-- START DATASET SECTION --
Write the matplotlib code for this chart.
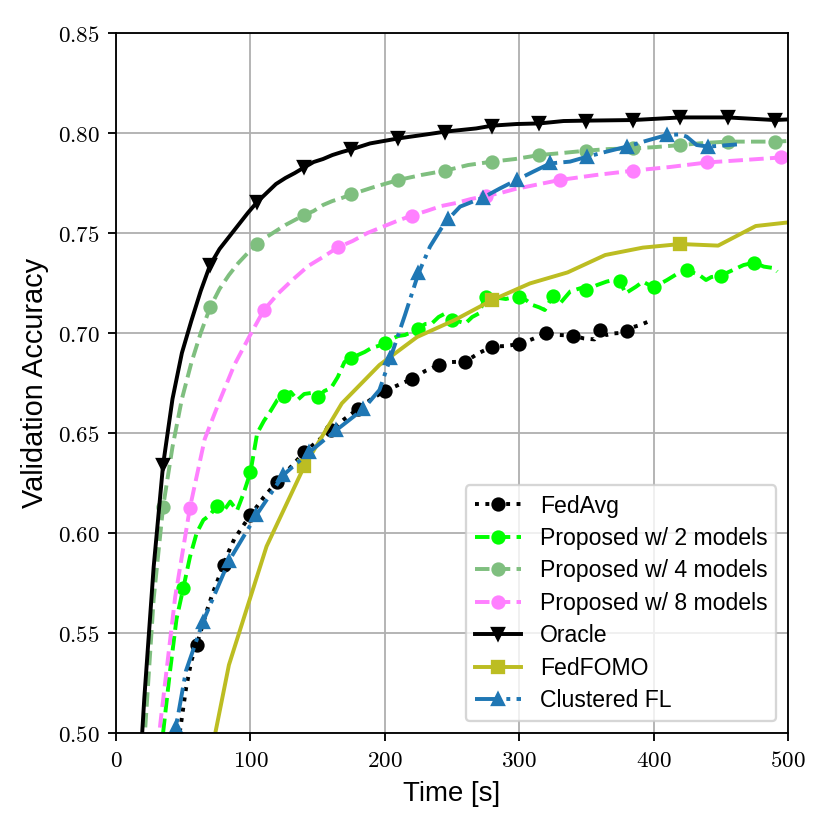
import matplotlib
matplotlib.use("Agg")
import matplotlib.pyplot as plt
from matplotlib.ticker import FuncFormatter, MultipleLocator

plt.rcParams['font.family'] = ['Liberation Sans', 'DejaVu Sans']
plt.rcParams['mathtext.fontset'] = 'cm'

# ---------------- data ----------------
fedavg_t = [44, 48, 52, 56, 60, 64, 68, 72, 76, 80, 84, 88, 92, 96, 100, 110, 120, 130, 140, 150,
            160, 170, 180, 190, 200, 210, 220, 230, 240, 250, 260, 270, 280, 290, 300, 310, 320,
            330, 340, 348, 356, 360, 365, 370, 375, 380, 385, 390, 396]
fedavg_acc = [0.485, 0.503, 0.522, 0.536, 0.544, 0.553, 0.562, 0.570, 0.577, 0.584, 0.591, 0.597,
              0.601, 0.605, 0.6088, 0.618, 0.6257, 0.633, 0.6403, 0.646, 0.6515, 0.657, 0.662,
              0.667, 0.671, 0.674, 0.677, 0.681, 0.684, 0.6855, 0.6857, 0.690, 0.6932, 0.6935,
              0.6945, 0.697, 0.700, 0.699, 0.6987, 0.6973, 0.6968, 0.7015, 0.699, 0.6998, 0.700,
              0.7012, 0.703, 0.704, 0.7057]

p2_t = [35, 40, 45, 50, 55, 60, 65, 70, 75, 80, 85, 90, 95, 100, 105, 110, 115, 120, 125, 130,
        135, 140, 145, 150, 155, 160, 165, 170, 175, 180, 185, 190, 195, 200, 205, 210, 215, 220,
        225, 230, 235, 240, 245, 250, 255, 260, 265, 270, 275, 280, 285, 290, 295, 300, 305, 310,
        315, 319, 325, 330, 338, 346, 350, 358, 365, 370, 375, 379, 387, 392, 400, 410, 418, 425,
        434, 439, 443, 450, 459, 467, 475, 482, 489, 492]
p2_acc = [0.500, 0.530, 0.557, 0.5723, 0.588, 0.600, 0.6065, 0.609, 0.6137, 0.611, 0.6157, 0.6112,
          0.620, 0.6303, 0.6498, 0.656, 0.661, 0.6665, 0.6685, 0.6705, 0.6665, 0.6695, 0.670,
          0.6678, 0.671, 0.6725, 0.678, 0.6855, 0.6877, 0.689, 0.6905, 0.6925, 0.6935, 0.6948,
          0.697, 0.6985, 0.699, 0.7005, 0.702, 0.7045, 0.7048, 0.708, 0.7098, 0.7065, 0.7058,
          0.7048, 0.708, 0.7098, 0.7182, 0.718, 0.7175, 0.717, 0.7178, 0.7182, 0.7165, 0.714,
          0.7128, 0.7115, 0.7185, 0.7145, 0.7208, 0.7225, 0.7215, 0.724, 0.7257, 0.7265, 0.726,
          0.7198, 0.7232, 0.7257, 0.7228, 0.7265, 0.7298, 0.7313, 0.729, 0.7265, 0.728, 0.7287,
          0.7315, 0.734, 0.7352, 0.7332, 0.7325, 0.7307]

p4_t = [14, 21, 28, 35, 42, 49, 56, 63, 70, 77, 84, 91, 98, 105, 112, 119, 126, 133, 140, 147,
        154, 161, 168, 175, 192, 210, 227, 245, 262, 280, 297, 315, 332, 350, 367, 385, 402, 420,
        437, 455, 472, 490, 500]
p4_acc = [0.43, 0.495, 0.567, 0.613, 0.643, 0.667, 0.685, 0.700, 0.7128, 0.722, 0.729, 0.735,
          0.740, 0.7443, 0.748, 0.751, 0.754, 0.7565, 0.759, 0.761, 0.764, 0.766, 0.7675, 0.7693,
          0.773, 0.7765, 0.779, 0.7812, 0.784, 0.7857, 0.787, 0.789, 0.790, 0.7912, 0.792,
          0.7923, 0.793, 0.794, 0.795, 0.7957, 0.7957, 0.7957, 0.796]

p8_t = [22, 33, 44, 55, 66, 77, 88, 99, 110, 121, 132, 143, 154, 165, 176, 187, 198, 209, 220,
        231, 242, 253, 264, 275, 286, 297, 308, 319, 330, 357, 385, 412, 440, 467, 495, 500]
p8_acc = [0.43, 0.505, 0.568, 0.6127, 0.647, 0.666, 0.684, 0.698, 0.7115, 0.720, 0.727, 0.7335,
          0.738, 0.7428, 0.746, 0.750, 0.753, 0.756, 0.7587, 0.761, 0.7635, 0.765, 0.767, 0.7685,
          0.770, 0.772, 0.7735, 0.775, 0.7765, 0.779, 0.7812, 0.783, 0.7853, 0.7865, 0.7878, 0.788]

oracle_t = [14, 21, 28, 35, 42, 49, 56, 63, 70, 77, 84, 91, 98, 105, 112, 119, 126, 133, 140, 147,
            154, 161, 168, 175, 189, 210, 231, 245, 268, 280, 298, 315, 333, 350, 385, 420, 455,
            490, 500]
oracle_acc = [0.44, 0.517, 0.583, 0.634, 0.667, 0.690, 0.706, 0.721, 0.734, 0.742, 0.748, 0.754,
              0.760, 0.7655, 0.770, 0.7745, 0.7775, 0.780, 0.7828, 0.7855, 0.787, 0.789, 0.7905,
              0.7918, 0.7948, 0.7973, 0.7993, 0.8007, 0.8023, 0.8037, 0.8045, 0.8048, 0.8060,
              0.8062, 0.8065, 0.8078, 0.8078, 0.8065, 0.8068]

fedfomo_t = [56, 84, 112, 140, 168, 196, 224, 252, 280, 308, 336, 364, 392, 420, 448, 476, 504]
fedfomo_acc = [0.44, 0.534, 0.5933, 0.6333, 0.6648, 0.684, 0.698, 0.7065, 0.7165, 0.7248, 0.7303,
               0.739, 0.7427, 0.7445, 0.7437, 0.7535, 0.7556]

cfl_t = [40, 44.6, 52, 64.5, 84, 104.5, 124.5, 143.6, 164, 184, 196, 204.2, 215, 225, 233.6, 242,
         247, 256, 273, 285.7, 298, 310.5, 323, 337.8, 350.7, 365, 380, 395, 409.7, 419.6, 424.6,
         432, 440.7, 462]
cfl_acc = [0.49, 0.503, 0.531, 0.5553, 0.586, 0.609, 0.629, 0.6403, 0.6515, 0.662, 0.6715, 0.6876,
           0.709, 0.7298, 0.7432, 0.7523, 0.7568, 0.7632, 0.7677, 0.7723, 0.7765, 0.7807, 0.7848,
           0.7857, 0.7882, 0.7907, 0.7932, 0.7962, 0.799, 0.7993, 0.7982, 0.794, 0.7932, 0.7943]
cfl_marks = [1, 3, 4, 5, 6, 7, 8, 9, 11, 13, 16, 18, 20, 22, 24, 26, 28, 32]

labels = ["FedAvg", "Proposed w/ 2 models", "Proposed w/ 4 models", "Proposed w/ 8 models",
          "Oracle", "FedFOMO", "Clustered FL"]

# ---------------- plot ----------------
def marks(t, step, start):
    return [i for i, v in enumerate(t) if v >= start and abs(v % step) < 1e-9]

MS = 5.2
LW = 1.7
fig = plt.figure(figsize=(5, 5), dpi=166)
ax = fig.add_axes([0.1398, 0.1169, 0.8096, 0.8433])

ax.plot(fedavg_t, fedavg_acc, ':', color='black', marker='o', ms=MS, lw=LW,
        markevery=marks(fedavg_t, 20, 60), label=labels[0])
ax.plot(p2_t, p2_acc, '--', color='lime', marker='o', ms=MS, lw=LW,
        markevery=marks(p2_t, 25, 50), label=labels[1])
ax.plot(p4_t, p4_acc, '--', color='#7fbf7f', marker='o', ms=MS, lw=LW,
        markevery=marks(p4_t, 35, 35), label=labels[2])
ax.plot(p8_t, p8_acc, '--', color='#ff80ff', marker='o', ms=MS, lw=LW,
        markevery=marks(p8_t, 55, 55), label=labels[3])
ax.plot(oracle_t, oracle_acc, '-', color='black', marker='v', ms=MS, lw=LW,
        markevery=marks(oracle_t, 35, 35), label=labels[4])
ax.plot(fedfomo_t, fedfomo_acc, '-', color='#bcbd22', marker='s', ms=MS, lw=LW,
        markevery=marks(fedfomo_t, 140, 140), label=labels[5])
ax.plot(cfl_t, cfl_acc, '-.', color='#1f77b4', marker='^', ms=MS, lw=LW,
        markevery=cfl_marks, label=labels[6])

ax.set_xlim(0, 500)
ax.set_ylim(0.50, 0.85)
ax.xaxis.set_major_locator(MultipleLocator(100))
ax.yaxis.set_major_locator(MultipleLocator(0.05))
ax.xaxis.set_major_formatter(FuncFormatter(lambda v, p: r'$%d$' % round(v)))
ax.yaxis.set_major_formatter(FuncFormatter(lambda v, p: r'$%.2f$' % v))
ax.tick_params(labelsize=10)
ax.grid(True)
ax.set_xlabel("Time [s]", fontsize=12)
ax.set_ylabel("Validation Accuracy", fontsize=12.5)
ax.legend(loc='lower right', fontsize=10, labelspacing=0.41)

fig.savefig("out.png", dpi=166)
-- END DATASET SECTION --
### [WHAT THE EXERCISE ASKS]
Restate only the lines running from the start of the material above through the line containing "from matplotlib.ticker import", ends included. No pictures.

### [SOLUTION FOR THIS PROBLEM]
Write the matplotlib code for this chart.
import matplotlib
matplotlib.use("Agg")
import matplotlib.pyplot as plt
from matplotlib.ticker import FuncFormatter, MultipleLocator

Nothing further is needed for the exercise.